One of the biggest changes could be the way students learn math. The previous, Common Core-based standards, emphasized understanding the logic behind math equations. Corcoran on Friday said math should go back to the basics of arriving at the answer to form a stronger foundation.
“When you’re trying to remember what’s four times four, and you have to think about it and it’s not automatic, you’re never going to be able to conquer algebra and all those other courses,” he said.
Additionally, American history and civics materials will be “embedded” into all grade levels in their English language arts lessons, rather than more isolated lessons on civics typically in seventh grade, American history in 11th grade, and U.S. government in students’ senior year. Financial literacy, which refers to teaching students skills like balancing a checkbook or applying for a loan, will also be taught to all high-schoolers.
Under a state law passed last year, schools were only required to offer a financial literacy course as an optional elective.
Overall, the new standards include less testing, DeSantis said. The ninth-grade English exam is eliminated and a geometry end-of-course test is phased out, for example.
However, the standards also require all students to take either the SAT or ACT, but not that they achieve a particular score. The tests would be offered for free to all 11th-graders. Those scores would also be incorporated into the way schools are graded.
The proposal also would require all high school students to sit for the Florida Civic Literacy Test, a 100-question exam to encompass the U.S. citizenship exam plus questions about landmark U.S. Supreme Court cases.
The test would be offered to seniors, unless students want to take it earlier. Passing would not be a graduation requirement.
“We need to measure results … but you need to do that in a way that makes sense,” DeSantis said.
Hillsborough County literacy teacher Seth Federman participated in the standards revision process. At first, he said, he was nervous about where the initiative might land.
But after seeing the recommendations emerge Friday, Federman said he was pleased.
The proposal creates clear, concise standards that remove ambiguity about what teachers are supposed to do, he said.
“We pushed that,” Federman said.
It also moves away from the “chunk” approach to reading — which uses excerpts — and calls for students to read more full books, an important step toward engaging children who struggle with the skill, he added.

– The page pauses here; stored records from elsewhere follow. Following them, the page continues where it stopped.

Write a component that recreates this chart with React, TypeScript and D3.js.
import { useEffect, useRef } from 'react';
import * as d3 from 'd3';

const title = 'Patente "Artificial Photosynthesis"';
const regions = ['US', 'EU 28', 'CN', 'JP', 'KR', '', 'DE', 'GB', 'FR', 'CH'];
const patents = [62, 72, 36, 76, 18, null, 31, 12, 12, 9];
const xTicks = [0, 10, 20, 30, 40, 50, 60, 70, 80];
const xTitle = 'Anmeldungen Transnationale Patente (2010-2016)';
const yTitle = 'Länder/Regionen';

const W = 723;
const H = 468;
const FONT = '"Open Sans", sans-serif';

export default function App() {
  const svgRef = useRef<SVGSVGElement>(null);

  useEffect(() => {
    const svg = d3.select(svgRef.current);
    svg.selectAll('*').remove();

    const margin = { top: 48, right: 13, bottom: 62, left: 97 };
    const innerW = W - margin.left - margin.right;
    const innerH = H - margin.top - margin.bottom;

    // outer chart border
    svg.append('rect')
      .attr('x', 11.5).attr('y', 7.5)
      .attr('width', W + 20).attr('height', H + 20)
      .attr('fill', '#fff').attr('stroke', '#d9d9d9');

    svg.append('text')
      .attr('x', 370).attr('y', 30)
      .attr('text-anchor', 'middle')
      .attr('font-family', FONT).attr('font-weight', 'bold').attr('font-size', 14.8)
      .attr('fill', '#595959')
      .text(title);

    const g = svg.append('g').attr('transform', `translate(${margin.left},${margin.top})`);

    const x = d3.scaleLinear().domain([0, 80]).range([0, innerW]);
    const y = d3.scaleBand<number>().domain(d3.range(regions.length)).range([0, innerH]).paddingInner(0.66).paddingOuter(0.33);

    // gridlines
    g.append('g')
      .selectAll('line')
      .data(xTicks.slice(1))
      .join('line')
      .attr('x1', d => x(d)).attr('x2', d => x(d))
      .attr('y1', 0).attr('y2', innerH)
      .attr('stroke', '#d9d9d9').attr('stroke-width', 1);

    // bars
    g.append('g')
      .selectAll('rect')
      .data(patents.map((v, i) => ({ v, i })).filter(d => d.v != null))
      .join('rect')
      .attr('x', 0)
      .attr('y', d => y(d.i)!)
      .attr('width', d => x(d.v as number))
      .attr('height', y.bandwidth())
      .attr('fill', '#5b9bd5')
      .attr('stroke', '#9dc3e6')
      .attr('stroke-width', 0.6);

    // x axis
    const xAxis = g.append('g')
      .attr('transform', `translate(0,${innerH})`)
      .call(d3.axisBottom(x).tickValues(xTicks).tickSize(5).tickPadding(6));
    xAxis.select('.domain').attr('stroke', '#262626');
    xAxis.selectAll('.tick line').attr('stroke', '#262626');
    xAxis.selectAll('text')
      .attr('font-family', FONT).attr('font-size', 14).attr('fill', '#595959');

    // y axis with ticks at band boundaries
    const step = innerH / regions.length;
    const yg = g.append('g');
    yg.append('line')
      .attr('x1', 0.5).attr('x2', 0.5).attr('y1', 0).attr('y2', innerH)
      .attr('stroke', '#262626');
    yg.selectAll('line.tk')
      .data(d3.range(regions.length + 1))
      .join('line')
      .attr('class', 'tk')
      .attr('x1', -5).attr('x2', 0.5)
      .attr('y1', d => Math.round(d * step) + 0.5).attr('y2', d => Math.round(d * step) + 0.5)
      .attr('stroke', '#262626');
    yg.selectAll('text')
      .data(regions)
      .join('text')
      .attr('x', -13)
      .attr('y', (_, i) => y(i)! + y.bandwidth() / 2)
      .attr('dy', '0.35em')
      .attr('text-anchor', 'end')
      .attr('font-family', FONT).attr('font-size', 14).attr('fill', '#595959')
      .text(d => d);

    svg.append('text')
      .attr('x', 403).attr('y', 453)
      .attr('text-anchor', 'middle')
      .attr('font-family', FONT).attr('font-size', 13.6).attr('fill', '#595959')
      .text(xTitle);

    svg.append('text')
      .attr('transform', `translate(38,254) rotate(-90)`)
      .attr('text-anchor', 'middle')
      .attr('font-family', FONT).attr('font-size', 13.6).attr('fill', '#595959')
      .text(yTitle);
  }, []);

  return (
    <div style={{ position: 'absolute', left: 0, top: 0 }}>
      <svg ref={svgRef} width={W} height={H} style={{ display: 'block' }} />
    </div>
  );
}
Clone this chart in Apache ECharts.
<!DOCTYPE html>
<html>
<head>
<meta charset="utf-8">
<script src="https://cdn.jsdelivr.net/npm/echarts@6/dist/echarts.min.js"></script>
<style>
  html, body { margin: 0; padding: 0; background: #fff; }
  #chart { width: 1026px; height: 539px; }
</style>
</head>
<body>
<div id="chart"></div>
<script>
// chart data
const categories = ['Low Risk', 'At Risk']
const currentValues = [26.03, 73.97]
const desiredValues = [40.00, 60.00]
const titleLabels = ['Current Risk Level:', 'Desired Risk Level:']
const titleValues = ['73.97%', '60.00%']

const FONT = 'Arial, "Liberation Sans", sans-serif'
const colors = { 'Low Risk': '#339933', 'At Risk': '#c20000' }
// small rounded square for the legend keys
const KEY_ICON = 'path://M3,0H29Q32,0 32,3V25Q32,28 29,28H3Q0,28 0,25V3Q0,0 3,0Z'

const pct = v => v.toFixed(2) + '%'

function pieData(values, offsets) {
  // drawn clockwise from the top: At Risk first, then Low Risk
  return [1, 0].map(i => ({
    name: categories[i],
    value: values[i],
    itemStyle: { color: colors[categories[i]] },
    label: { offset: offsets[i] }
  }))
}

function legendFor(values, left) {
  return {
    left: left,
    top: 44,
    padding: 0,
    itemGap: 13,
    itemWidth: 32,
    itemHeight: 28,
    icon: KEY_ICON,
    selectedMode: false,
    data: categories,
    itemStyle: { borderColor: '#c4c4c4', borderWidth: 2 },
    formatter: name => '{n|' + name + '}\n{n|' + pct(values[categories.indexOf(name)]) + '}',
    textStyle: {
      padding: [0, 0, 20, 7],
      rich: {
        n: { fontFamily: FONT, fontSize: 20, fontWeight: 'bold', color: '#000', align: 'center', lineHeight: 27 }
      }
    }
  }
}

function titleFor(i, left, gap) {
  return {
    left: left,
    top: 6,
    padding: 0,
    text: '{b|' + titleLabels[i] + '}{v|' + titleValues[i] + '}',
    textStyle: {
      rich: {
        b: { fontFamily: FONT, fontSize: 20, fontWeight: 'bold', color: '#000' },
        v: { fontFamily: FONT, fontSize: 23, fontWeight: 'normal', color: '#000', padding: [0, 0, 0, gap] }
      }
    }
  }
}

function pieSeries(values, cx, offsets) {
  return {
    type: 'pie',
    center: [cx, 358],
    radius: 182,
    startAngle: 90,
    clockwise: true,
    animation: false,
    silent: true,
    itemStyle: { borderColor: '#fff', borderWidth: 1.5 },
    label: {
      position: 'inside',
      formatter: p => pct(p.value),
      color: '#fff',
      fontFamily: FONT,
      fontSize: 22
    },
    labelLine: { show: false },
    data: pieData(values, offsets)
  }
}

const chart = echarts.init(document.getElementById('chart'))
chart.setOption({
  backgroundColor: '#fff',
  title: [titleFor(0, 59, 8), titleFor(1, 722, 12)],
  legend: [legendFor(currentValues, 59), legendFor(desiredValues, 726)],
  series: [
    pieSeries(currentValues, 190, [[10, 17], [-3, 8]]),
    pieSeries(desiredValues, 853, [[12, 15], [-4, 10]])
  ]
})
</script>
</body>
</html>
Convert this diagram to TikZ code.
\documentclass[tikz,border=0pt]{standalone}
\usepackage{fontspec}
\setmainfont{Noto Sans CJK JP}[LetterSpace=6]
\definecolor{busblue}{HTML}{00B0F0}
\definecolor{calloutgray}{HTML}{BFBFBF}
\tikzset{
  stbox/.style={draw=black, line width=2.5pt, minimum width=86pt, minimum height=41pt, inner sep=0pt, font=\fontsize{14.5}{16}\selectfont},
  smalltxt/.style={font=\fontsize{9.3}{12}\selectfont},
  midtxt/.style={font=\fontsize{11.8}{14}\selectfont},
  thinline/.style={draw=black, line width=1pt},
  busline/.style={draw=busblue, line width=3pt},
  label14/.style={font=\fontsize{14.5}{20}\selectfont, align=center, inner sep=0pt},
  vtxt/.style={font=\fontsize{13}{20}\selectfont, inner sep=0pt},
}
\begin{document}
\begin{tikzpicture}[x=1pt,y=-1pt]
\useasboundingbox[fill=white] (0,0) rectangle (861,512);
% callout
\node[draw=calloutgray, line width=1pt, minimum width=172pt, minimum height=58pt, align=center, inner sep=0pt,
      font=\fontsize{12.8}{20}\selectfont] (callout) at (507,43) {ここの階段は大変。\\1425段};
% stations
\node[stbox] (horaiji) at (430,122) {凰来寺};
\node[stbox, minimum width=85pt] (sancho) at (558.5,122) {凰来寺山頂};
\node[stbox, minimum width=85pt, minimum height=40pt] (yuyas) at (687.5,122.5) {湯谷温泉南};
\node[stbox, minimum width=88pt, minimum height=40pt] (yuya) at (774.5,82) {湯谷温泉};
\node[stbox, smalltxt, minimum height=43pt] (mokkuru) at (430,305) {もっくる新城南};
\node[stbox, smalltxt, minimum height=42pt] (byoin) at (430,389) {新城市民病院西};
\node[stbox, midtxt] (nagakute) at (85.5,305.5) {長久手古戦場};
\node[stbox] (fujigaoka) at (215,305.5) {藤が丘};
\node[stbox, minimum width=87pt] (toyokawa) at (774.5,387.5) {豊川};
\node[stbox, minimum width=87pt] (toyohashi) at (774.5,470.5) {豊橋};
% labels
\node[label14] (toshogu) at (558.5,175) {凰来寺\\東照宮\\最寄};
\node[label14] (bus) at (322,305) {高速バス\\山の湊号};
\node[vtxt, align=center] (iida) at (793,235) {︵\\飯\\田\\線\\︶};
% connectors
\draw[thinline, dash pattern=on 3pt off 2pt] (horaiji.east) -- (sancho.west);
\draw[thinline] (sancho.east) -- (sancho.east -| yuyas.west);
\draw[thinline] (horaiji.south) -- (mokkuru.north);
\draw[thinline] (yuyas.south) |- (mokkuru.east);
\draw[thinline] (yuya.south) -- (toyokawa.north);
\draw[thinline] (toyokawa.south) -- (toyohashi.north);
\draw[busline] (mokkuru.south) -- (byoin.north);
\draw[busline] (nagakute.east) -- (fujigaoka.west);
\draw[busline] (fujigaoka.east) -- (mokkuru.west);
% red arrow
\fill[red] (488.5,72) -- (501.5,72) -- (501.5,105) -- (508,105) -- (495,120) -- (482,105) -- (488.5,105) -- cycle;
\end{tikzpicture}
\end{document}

“He is using our input to create change in the education system for Florida,” Federman said. “We were listened to.”
Most testing changes would require legislative approval. The standards proposal as a whole is expected to go before the state Board of Education for approval. But the board is likely to vote in favor — several of its members flanked DeSantis at the Naples announcement.
But even once that happens, the change in standards will need to trickle down to changes in teachers’ lesson plans, possibly requiring new tests and textbooks that will require funding, noted Miami-Dade Superintendent Alberto Carvalho.
But he said there’s a lot to like in the proposal, including changes to the “convoluted way” math is taught. A boogeyman in the education vernacular, “Common Core math” was one of the most common complaints he said he heard from teachers and educators over the past five years.
“Teachers never really embraced it, parents never really understood it,” said Carvalho, whose career began as a science teacher. The revision, he explained, could restore the public’s faith in Florida’s standards.
Carvalho’s experience fielding those complaints conflicts with a survey on the standards published last May by the Florida Department of Education. The overwhelming response was “no change needed.”
United Teachers of Dade President Karla Hernandez-Mats cited that survey, adding that the funding for new standards, textbooks and tests doesn’t justify a need and could be better spent directly into the classroom.
“Things that just pop and are very obvious to me is that this plan aims to invest millions of dollars into educational materials,” she said. “Publishing companies [are] making millions and millions of dollars. I think that’s where a lot of educators became concerned. This emphasis helped to create this system where we are now, which is really to dismantle public education and privatize public schools.”
Hernandez-Mats found irony in the standards’ emphasis on civics given the state’s threats toward masses of teachers rallying in the state capital last week, saying a stoppage of work could constitute an illegal strike.
“If they really cared so much about civic literacy and civic engagement, they wouldn’t have made a big deal about education activists out in Tallahassee lobbying for students that you serve,” she said.
Broward Teachers Union president Anna Fusco said the governor’s plans are a reaction to two decades of stripping and neglecting public education.
“They have slashed budgets, given away public funds intended for public schools to for-profit charter and private schools, and have stifled student success by mandating increased state standardized testing and creating a bogus school grading system,” Fusco wrote in an email. “The Governor well knows these results and now MUST ACT to make reforms that actually increase student success.”
But like Carvalho, Broward Schools Superintendent Robert Runcie said he looked forward to the complete details of the new standards.
And Andrew Spar, vice president of the statewide teachers’ union, the Florida Education Association, said he still has questions about how this proposal will be implemented and what the standards will look like beyond the summary documents. The union is also focused on other aspects of the governor’s education agenda, including how teachers may get salary raises.
“We need to empower and trust teachers to do the things they are hired to do,” Spar said. “It’s not just standards that are going to solve all our problems in public education.”